A review by niamhreviews
Everyone on This Train Is a Suspect by Benjamin Stevenson

4.0

I was very kindly given an e-ARC of this book via Netgalley and Michael Joseph / Penguin Random House.

It's not often I like the second book in a series more than the first, but I'm quite glad to say Ernest Cunningham proved me wrong. It's 'Murder on the Orient Express' except we're in Australia, it's a train full of writers and there's no Belgian with a twirly mustache to solve things quietly.

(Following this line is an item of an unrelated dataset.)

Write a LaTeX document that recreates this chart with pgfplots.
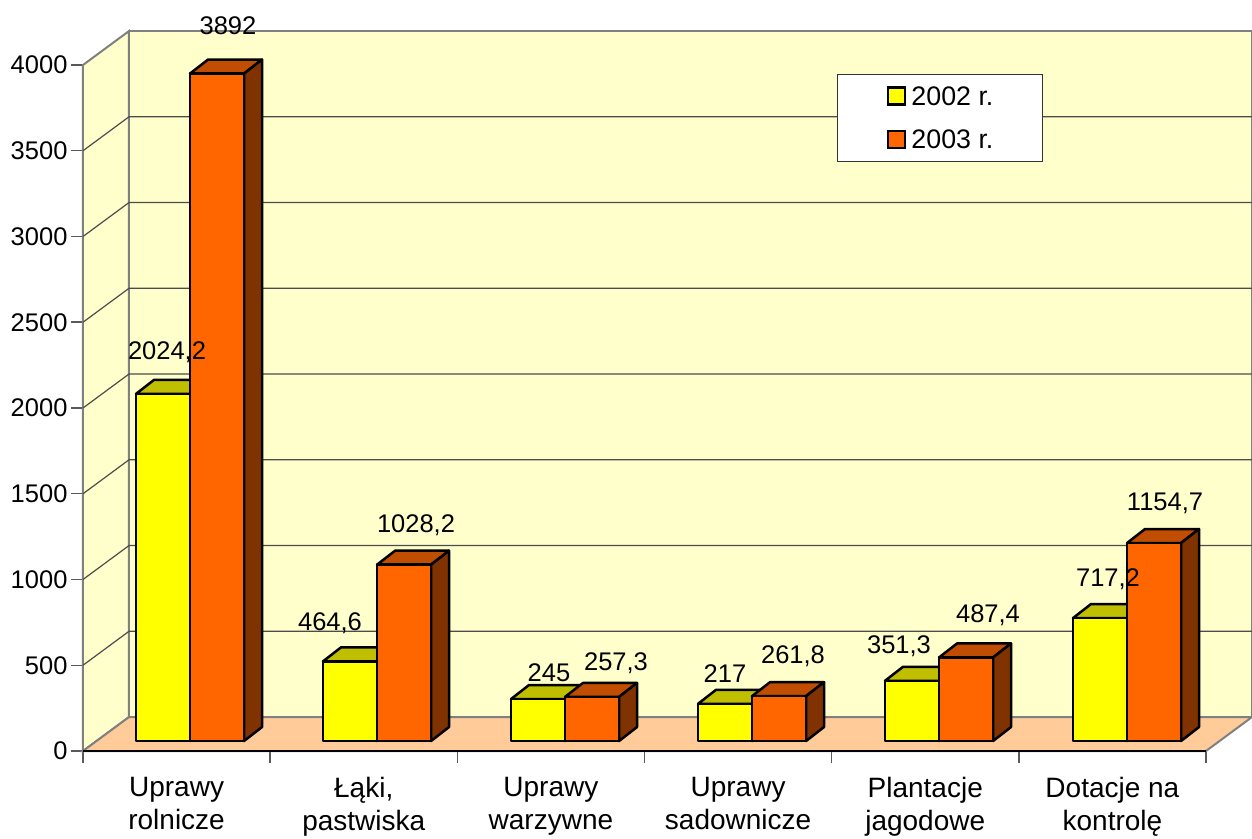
\documentclass[border=0pt]{standalone}
\usepackage{pgfplots}
\usepackage{pgfplotstable}
\pgfplotsset{compat=1.18}
\usepackage{fontspec}
\setmainfont{Liberation Sans}
\definecolor{wall}{HTML}{FFFFCC}
\definecolor{floorc}{HTML}{FFCC99}
\definecolor{yfront}{HTML}{FFFF00}
\definecolor{ytop}{HTML}{BFBF00}
\definecolor{yside}{HTML}{808000}
\definecolor{ofront}{HTML}{FF6600}
\definecolor{otop}{HTML}{C04D00}
\definecolor{oside}{HTML}{803300}
% unit shapes of a 3D bar: x = X + left edge (px), y = A*value + B
\pgfplotstableread{
X A B
0 0 58
54 0 58
54 1 58
0 1 58
}\frontface
\pgfplotstableread{
X A B
0 1 58
54 1 58
72 1 139.6
18 1 139.6
}\topface
\pgfplotstableread{
X A B
54 0 58
72 0 139.6
72 1 139.6
54 1 58
}\sideface
\newcommand{\face}[4]{\addplot[fill=#4,draw=black,line width=2.5pt,line join=round,forget plot]
  table[x expr=\thisrow{X}+#2,y expr=\thisrow{A}*#3+\thisrow{B}] {#1} -- cycle;}
\newcommand{\ybarthree}[2]{\face{\topface}{#1}{#2}{ytop}\face{\sideface}{#1}{#2}{yside}\face{\frontface}{#1}{#2}{yfront}}
\newcommand{\obarthree}[2]{\face{\topface}{#1}{#2}{otop}\face{\sideface}{#1}{#2}{oside}\face{\frontface}{#1}{#2}{ofront}}
\newcommand{\vlab}[3]{\node[font=\fontsize{25.5}{30}\selectfont,inner sep=0pt] at (axis cs:#1,{(751-#2-1)/0.1715}) {#3};}
\begin{document}
\begin{tikzpicture}
\begin{axis}[
  scale only axis,width=1123pt,height=686pt,
  xmin=83,xmax=1206,ymin=0,ymax=4000,
  clip=false,
  axis lines=left,
  axis line style={-,draw=black!65,line width=1.5pt},
  xtick={83,270.17,457.33,644.5,831.67,1018.83,1206},
  x tick label as interval,
  xticklabels={Uprawy\\rolnicze,{Łąki,\\pastwiska},Uprawy\\warzywne,Uprawy\\sadownicze,Plantacje\\jagodowe,Dotacje na\\kontrolę},
  ytick={0,500,1000,1500,2000,2500,3000,3500,4000},
  tick align=outside,
  major tick length=12pt,
  tick style={draw=black!65,line width=1.5pt},
  /pgf/number format/1000 sep={},
  /pgf/number format/assume math mode=true,
  yticklabel style={font=\fontsize{25.5}{33}\selectfont},
  xticklabel style={font=\fontsize{28}{33}\selectfont,align=center,yshift=-11pt},
  legend style={at={(rel axis cs:0.6714,0.9869)},anchor=north west,draw=black!80,line width=1pt,
    fill=white,font=\fontsize{26.8}{31}\selectfont,inner xsep=47pt,inner ysep=10pt,
    row sep=19pt,legend cell align=left},
  legend image code/.code={\draw[#1,draw=black,line width=2.5pt] (0pt,-8pt) rectangle (17pt,9pt);\path (-3pt,0pt) (21pt,0pt);},
]
% walls and floor
\addplot[fill=wall,draw=black!50,line width=2pt,forget plot] coordinates {(83,0)(129,198)(129,4198)(83,4000)} -- cycle;
\addplot[fill=wall,draw=black!50,line width=2pt,forget plot] coordinates {(129,198)(1252,198)(1252,4198)(129,4198)} -- cycle;
\addplot[fill=floorc,draw=black!50,line width=2pt,forget plot] coordinates {(83,0)(129,198)(1252,198)(1206,0)} -- cycle;
\addplot[draw=black,line width=1.5pt,forget plot] coordinates {(83,0)(1206,0)};
% gridlines
\addplot[draw=black!70,line width=1.2pt,forget plot] coordinates {(83,500)(129,698)(1252,698)};
\addplot[draw=black!70,line width=1.2pt,forget plot] coordinates {(83,1000)(129,1198)(1252,1198)};
\addplot[draw=black!70,line width=1.2pt,forget plot] coordinates {(83,1500)(129,1698)(1252,1698)};
\addplot[draw=black!70,line width=1.2pt,forget plot] coordinates {(83,2000)(129,2198)(1252,2198)};
\addplot[draw=black!70,line width=1.2pt,forget plot] coordinates {(83,2500)(129,2698)(1252,2698)};
\addplot[draw=black!70,line width=1.2pt,forget plot] coordinates {(83,3000)(129,3198)(1252,3198)};
\addplot[draw=black!70,line width=1.2pt,forget plot] coordinates {(83,3500)(129,3698)(1252,3698)};
% bars
\ybarthree{136}{2024.2}\obarthree{190}{3892}
\ybarthree{323}{464.6}\obarthree{377}{1028.2}
\ybarthree{511}{245}\obarthree{565}{257.3}
\ybarthree{698}{217}\obarthree{752}{261.8}
\ybarthree{885}{351.3}\obarthree{939}{487.4}
\ybarthree{1073}{717.2}\obarthree{1127}{1154.7}
% value labels
\vlab{228}{25}{3892}
\vlab{167}{351}{2024,2}
\vlab{416}{524}{1028,2}
\vlab{330}{622}{464,6}
\vlab{549}{672}{245}
\vlab{616}{662}{257,3}
\vlab{725}{673}{217}
\vlab{793}{655}{261,8}
\vlab{899}{645}{351,3}
\vlab{988}{614}{487,4}
\vlab{1108}{578}{717,2}
\vlab{1165}{502}{1154,7}
\addlegendimage{fill=yfront}
\addlegendentry{2002 r.}
\addlegendimage{fill=ofront}
\addlegendentry{2003 r.}
\end{axis}
\pgfresetboundingbox
\path[use as bounding box] (-83pt,-87pt) rectangle (1169pt,751pt);
\end{tikzpicture}
\end{document}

Whilst I enjoyed the first book in this series, I had some issues with it - and those kind of cropped up again in this one. I think, as the author so deftly puts it in the last few chapters, that's just his style as a writer. The middle was a bit overwritten and dragged for longer than necessary, but I certainly did not see the ending coming and the book brilliantly threw plenty of red herrings in my direction. The best murder mysteries are generally the ones where you've got no idea what's going on, but you're having fun anyway.

I took off a star because of a personal gripe that I felt spoiled the novel a bit. I'll be vague in an attempt to avoid spoilers, but one of the core motivations / backgrounds for one of the female characters is that she was raped by one of the victims. And it made me feel incredibly icky. Generally, the female characters in these books are so-so, but I felt putting such a cliched plot point one of the characters to that, when there were so many other options the author could have chosen to give her motive was a bit of a cop-out. Lads, we can get through books without women being victims to powerful men. There are other plots. But, that's just a me thing.

I've gotten a bit of a bug for murder mysteries right now and truly, there's no one writing quite like Benjamin Stevenson and, to an extent, Ernest Cunningham too.

'Everyone On This Train Is A Suspect' will be available from 29th February.